Another key work using the Seaside postcard medium is Susan Hillers The Flying Spray, The Feathery Foam. Addenda 1. Section 3 (1976) – a small selection from the Dedicated to the Unknown Artist series. Depicting rough seas from around the coast line, the cards are set around a chart marking them up with little black typewriter x’s as to their individual characteristics, medium, format, colour, presentation. Having seen the full large scale installation Dedicated to the Unknown Artists several times I am surprised that such a small set from this series can still hold as much strength as an artwork in it’s own right. Seaside cards will always be a popular choice for artists using this medium to play with. The first postcards were plain white, used solely for written messages until 1889’s Paris Exhibition, where the first full colour souvenir cards were printed of the Eiffel Tower. The popularity of the seaside holiday as industrial escape during this time in England meant that the popularity of these new souvenir cards soared. To many the Seaside card will always be the classic postcard. The line linking the souvenir postcard to the art gallery has also always been a strong one. As the guide rightly points out in referencing Filippo Caramazza’s card, a painting of Gerhard Richter’s Betty (1988) ‘(it is) referencing the postcard’s role as the way that most of us remember works of art, with favourite images pinned up on walls.’
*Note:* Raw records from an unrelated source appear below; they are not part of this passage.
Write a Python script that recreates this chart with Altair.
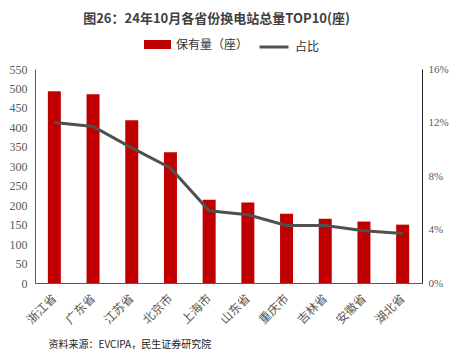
import altair as alt
import pandas as pd

provinces = ["浙江省", "广东省", "江苏省", "北京市", "上海市", "山东省", "重庆市", "吉林省", "安徽省", "湖北省"]
stations = [493, 485, 418, 336, 214, 207, 178, 165, 158, 150]
share_pct = [12.0, 11.7, 10.1, 8.6, 5.4, 5.1, 4.3, 4.3, 3.9, 3.7]

df = pd.DataFrame({
    "prov": provinces,
    "stations": stations,
    "share": share_pct,
    "s1": ["保有量（座）"] * len(provinces),
    "s2": ["占比"] * len(provinces),
})

FONT = "Noto Sans CJK SC"
NUMFONT = "Liberation Serif"
GREY = "#595959"

x_enc = alt.X(
    "prov:N", sort=provinces,
    scale=alt.Scale(paddingInner=0.666, paddingOuter=0.333),
    axis=alt.Axis(
        labelAngle=-45, labelAlign="right", labelBaseline="middle",
        labelFont=FONT, labelFontSize=12, labelColor=GREY, labelPadding=13,
        ticks=False, domainColor=GREY, domainWidth=1,
        title="资料来源：EVCIPA，民生证券研究院",
        titleFont=FONT, titleFontSize=10, titleFontWeight="normal", titleColor="#222222",
        titleAnchor="start", titleAlign="left", titleBaseline="middle",
        titleX=13, titleY=61,
    ),
)

bars = alt.Chart(df).mark_bar(size=13).encode(
    x=x_enc,
    y=alt.Y("stations:Q", scale=alt.Scale(domain=[0, 550], nice=False),
            axis=alt.Axis(values=list(range(0, 551, 50)), grid=False, ticks=False,
                          labelFont=NUMFONT, labelFontSize=12, labelColor=GREY, labelPadding=8,
                          domainColor=GREY, title=None)),
    color=alt.Color("s1:N", scale=alt.Scale(range=["#C00000"]),
                    legend=alt.Legend(orient="none", legendX=109, legendY=-38, title=None,
                                      symbolType="M-1,-0.333H1V0.333H-1Z", symbolSize=729,
                                      symbolStrokeWidth=0, labelFont=FONT, labelFontSize=12,
                                      labelColor="#333333", labelOffset=5)),
)

line = alt.Chart(df).mark_line(strokeWidth=3).encode(
    x=alt.X("prov:N", sort=provinces),
    y=alt.Y("share:Q", scale=alt.Scale(domain=[0, 16], nice=False),
            axis=alt.Axis(orient="right", values=[0, 4, 8, 12, 16], grid=False, ticks=False,
                          labelExpr="datum.value + '%'", labelFont=NUMFONT, labelFontSize=11,
                          labelColor=GREY, labelPadding=6, domainColor="#222222", title=None)),
    stroke=alt.Stroke("s2:N", scale=alt.Scale(range=["#505050"]),
                      legend=alt.Legend(orient="none", legendX=223, legendY=-38, title=None,
                                        symbolType="stroke", symbolSize=841, symbolStrokeWidth=3,
                                        labelFont=FONT, labelFontSize=12, labelColor="#333333",
                                        labelOffset=5)),
)

chart = alt.layer(bars, line).resolve_scale(y="independent", color="independent").properties(
    width=387, height=214,
    autosize=alt.AutoSizeParams(type="none"),
    padding={"left": 27, "top": 61, "right": 27, "bottom": 68},
    title=alt.TitleParams("图26：24年10月各省份换电站总量TOP10(座)", font=FONT, fontSize=13,
                          fontWeight="bold", color="#404040", anchor="middle", dx=-12, offset=5),
).configure_view(stroke=None)

chart.save("out.html", embed_options={"renderer": "svg", "actions": False})
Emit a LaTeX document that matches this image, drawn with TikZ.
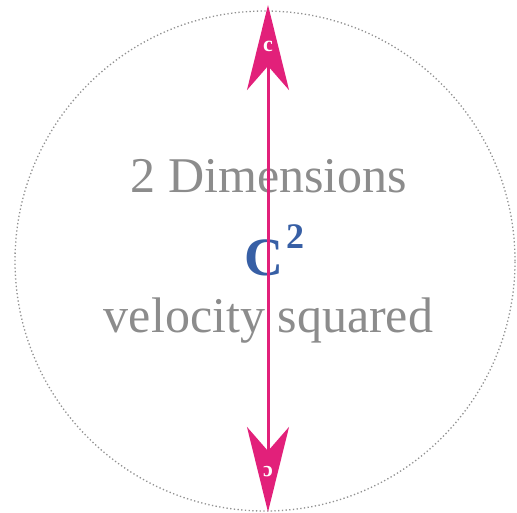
\documentclass[tikz,border=0pt]{standalone}
\usepackage{fontspec}
\setmainfont{Liberation Serif}
\usetikzlibrary{arrows.meta}
\definecolor{arrowpink}{RGB}{226,32,122}
\definecolor{cblue}{RGB}{55,95,165}
\definecolor{txtgray}{RGB}{140,140,140}
\definecolor{dotgray}{RGB}{145,145,145}
\tikzset{
  graytext/.style={text=txtgray, inner sep=0pt, anchor=base, font=\fontsize{50}{60}\selectfont},
  bigc/.style={text=cblue, inner sep=0pt, anchor=base west, font=\bfseries\fontsize{54}{60}\selectfont},
  ring/.style={circle, draw=dotgray, line width=1.3pt, dash pattern=on 1.3pt off 2.4pt, minimum size=500pt, inner sep=0pt},
  shaft/.style={draw=arrowpink, line width=3pt,
    {Stealth[length=85pt,width=42pt,inset=24pt]}-{Stealth[length=85pt,width=42pt,inset=24pt]}},
  tipletter/.style={text=white, inner sep=0pt, font=\bfseries\fontsize{22}{24}\selectfont}
}
\begin{document}
\begin{tikzpicture}[x=1pt,y=-1pt]
  \useasboundingbox[fill=white] (0,0) rectangle (517,512);
  \node[ring] (circ) at (265,261) {};
  \node[graytext] (dims) at (269,192) {2 Dimensions};
  \node[bigc] (csq) at (244,275) {C\kern3pt\raisebox{27pt}{\fontsize{36}{38}\selectfont 2}};
  \node[graytext] (vel) at (268.5,332) {velocity squared};
  \coordinate (top) at (268,5);
  \coordinate (bot) at (268,512);
  \draw[shaft] (bot) -- (top);
  \node[tipletter] (ctop) at (268,46) {c};
  \node[tipletter, rotate=180] (cbot) at (268,472) {c};
\end{tikzpicture}
\end{document}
The exhibition is without labels. There are laminated marked up sheets with the numbered placement of cards, artist and dates available for those who ask. This is very confusing. Four walls marked A, B, C, D and display cases E, F, G, H, I each have their individual sheets but the actual cases or walls are not labelled either. The guide tells you briefly that the cases are themed ‘Concrete Poetry, Art Activism and humour, as well as groupings of works by individual artists including Richard Long, Frances Alÿs and Jan Dibbets’. On first viewing I managed to miss most of these groupings aside from Richard Long whose poetic black and white card of a train next to the coast and the text ‘Porridge, Bacon and eggs, toast and a pot of hot tea’ is one of the best in show. Overall, I would have liked some clearer information.

Artists’ Postcard Show includes the work of over 136 artists, covering a lot of ground. There are sections dedicated to Art & Language, the image Bank Postcard Show’s, Vile Magazine and several of the FLUX Post cards. It also makes an effort in several of the works on show to involve audience interaction. Ryan Ganders Of Any Actual Person, Living or Dead (2001) postcards can be rifled through and limited edition cards with a simple black line drawing by Daniel Eatock can be taken away. This re-enforces the perspective that these are not just artefacts of a tendency but an accessible, ephemeral artistic medium, still very active today. It also feeds into the gallery visitor’s greed, if I had been more attracted to the line drawing I suspect I would have taken a whole stack. I remember the At Sea exhibition at Tate Liverpool in 2001 where I took enough wave posters from Felix Gonzales Torres’ stack to wallpaper a whole side of my teenage bedroom. Perhaps other people have more respect.